** What you will do **
Could you copy every line from the material below in which "that" appears?

-- Start of The records --

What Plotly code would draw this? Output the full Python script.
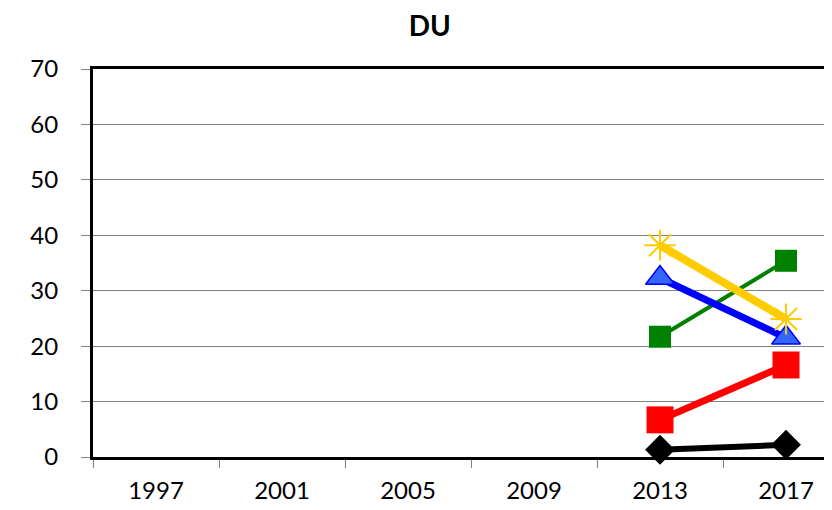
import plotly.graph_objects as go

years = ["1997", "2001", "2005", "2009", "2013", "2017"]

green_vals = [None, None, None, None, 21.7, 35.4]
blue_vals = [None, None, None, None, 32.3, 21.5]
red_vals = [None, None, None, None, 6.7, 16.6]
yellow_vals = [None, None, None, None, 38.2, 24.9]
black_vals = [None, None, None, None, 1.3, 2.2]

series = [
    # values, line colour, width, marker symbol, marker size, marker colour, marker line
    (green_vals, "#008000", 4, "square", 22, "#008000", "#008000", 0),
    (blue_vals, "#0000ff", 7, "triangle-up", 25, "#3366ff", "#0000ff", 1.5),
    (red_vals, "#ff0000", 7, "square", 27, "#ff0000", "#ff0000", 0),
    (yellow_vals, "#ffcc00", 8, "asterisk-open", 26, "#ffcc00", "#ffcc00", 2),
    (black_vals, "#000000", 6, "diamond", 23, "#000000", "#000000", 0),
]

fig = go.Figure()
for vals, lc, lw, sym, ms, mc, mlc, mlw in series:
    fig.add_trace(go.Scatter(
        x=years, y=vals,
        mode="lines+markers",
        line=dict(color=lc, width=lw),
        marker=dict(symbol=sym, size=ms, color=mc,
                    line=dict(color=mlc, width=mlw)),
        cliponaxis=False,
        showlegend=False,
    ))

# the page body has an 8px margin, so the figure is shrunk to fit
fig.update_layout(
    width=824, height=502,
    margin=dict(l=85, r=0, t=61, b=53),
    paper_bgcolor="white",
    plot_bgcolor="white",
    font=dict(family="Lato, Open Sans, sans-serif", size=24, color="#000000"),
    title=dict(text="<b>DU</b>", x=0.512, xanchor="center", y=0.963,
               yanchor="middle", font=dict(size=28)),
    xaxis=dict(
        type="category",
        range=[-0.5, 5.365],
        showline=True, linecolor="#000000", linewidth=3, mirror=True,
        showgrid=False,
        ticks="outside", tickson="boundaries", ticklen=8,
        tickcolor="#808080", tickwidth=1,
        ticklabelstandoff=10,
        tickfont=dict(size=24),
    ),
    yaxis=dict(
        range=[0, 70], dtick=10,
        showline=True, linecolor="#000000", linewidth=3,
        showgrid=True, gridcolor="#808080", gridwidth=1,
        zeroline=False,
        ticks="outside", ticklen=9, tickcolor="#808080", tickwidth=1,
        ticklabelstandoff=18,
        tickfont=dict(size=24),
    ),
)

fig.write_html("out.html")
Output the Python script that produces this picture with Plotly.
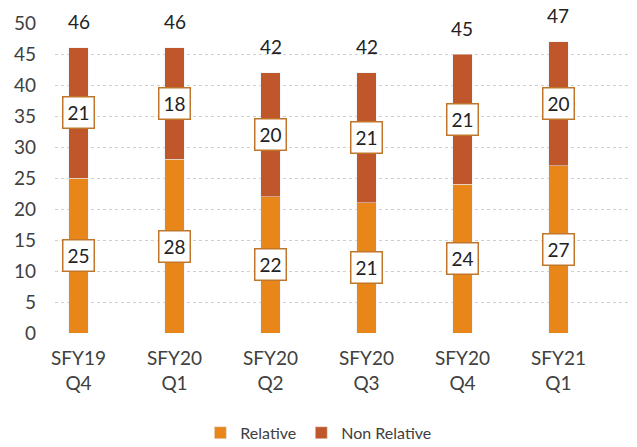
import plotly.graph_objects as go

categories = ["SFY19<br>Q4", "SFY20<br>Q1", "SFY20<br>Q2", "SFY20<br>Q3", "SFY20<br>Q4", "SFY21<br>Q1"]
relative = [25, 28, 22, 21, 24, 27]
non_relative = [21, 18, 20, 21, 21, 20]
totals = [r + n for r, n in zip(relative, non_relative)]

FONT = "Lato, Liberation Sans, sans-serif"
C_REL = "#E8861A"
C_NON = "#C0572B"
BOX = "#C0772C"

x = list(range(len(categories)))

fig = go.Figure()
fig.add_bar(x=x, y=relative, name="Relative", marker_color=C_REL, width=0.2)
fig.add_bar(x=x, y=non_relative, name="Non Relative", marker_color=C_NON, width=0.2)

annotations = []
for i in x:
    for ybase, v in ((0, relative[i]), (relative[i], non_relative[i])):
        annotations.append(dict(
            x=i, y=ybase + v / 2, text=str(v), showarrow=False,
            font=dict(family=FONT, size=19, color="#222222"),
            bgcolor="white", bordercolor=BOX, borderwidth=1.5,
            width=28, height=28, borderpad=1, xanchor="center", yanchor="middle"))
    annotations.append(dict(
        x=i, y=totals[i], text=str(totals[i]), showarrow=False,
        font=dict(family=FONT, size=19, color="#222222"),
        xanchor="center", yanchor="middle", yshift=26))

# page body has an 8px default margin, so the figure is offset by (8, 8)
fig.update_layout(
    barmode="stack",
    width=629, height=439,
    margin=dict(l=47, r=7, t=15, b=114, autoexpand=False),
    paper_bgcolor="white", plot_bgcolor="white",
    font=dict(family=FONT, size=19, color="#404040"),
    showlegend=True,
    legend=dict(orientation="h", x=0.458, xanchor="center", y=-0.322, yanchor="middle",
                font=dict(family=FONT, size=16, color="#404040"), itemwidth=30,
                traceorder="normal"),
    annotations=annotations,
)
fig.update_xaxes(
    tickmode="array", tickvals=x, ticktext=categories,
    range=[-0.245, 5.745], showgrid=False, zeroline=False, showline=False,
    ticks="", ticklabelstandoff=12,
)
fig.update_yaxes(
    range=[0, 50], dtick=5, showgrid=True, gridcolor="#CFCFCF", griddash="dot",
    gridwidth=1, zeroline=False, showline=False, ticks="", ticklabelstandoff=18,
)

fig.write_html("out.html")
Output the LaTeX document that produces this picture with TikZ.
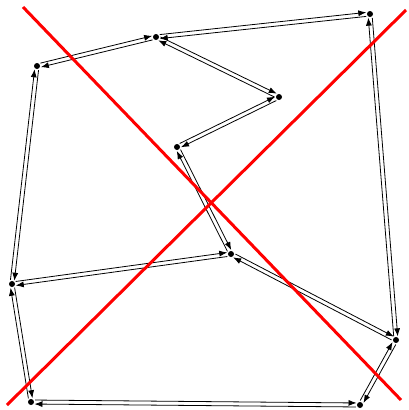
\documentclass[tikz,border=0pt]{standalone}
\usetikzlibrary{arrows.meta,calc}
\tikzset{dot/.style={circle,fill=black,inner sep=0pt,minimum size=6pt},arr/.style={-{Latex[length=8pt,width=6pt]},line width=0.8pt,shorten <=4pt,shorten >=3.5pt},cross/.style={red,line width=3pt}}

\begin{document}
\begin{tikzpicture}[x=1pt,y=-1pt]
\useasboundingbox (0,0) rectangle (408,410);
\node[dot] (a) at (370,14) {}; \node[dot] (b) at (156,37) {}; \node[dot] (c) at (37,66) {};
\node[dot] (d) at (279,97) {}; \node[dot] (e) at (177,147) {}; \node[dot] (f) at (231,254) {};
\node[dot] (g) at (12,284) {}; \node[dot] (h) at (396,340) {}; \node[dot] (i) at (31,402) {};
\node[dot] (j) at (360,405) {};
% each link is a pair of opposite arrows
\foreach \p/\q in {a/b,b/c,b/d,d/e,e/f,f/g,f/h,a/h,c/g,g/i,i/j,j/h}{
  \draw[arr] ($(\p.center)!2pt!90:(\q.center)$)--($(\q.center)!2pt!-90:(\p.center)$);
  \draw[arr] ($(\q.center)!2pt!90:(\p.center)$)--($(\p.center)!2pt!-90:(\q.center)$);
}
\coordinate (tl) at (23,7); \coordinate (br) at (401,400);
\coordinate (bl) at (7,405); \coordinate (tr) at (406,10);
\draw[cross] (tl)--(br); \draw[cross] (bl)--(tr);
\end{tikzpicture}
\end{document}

-- End of The records --

** Solved problem **
Output the Python script that produces this picture with Plotly.
Output the LaTeX document that produces this picture with TikZ.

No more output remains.